It’s Elementary: Preschool Attendance and Kindergarten Science Achievement

When you hear the word scientist, what do you think of?  Probably not this:


But what if I told you that all children should have the opportunity to become a scientist as early as preschool?  What do you think would look like – and what kind of impact would introducing preschoolers to science make on them and the education system alike?

This was precisely the topic of a recent policy presentation I attended at UNC-Chapel Hill.  Former UNC middle school basketball camp attendee and current UMBC Assistant Professor of Public Policy Dr. F Chris Curran gave a lecture titled “Estimating the Relationship Between Preschool Attendance and Kindergarten Science Achievement” earlier this week.

According to Dr. Curran, some of the biggest predictors for achievement in high school and college can be seen in elementary school – even as early as kindergarten.  There is a ton of research that has already been done on this in regards to lower elementary school performance on mathematics and reading.  Conversely, research on early science is incredibly limited.  But this makes sense, considering there is much less of an emphasis on science in lower elementary grades.  Disparities in science performance exist as early as elementary school – particularly across ethnic groups and socioeconomic status.

So, how can these gaps be alleviated?  Dr. Curran poses one possible solution: more science participation in preschool.  You might be thinking, “Is science even taught in preschool?”  According to Dr. Curran, less than 5% of preschool classroom time is spent on formal science instruction.  He also argued that science instruction has the potential to boost early learning, explaining that science instruction prompts more higher-level instructional interactions and that higher order dialogue is fostered when reading nonfiction science.

With all of that being said, Dr. Curran took all of this information and its potential to be further studied and created three different research questions:

  1. What is the relationship between participation in preschool and science achievement during the spring of kindergarten?
  2. What is the relationship between participation in preschool and teacher rated science ability during the fall of kindergarten?
  3. Do these relationships vary by student race/ethnicity, gender, and socioeconomic status?

In case you’re not familiar with kindergarten curriculum (I know I sure was not before this lecture), kindergarteners are tested for their science abilities twice during the school year.  In the fall, their abilities are evaluated by their teacher.  In the spring, they are evaluated through the administration of a standardized test.

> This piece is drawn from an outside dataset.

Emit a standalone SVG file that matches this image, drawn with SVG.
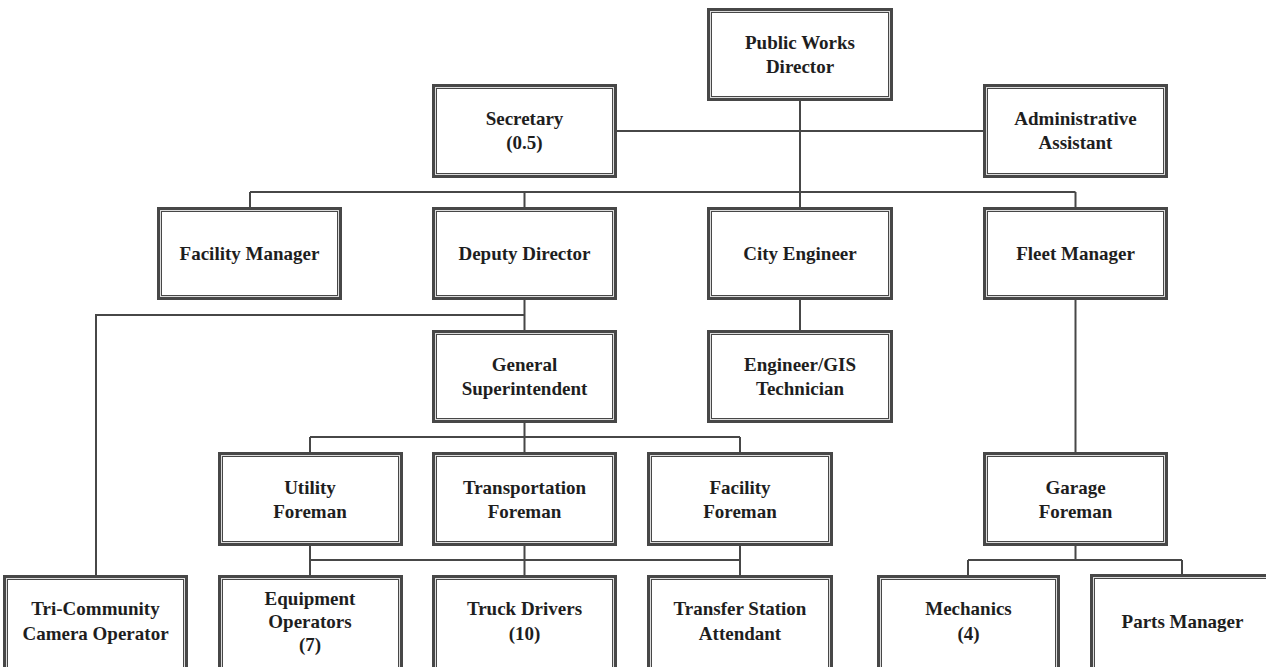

For his study, Dr. Curran looked at the type of preschool these students attended: (1) center-based (i.e. private school) and (2) state-sponsored (i.e. public school).  Among the control variables were parent characteristics, such as income and school involvement.  For my science nerds out there who want to know the details of the actual research design and analytic methods, he took three different approaches: descriptive and correlational analyses, ordinary least squares regression, and school and classroom fixed effects.

So, what did he find?  According to Dr. Curran, preschool participation predicts higher teacher rated science ability in the fall of kindergarten.  As far as the standardized science achievement test in the spring goes, however, he didn’t find a significant difference.

When comparing student subgroups (i.e. gender or race), he found very few differences among them.  Because of this, Dr. Curran argued that preschool and kindergarten can serve as a great leverage point for helping to shrink the science achievement gaps between race/ethnicity and income level that develop later in elementary school and persist well into high school.

Dr. Curran ended the lecture with a couple of policy implications for the research he has done and its results.  First, there needs to be increased focus on science in preschool and elementary school.  This doesn’t just mean a few minutes of classroom time dedicated to formal instruction – it also means investing in teacher training and adequate resources to get young students interested in science.  Second, there is a real need for increased access to high quality preschool programs for disadvantaged students.

Allowing children to fall in love with science in their earliest years of schooling not only makes a positive impact on them – it will make a positive impact in our communities.  The world needs more scientists, and I think letting children become them in preschool is a great start.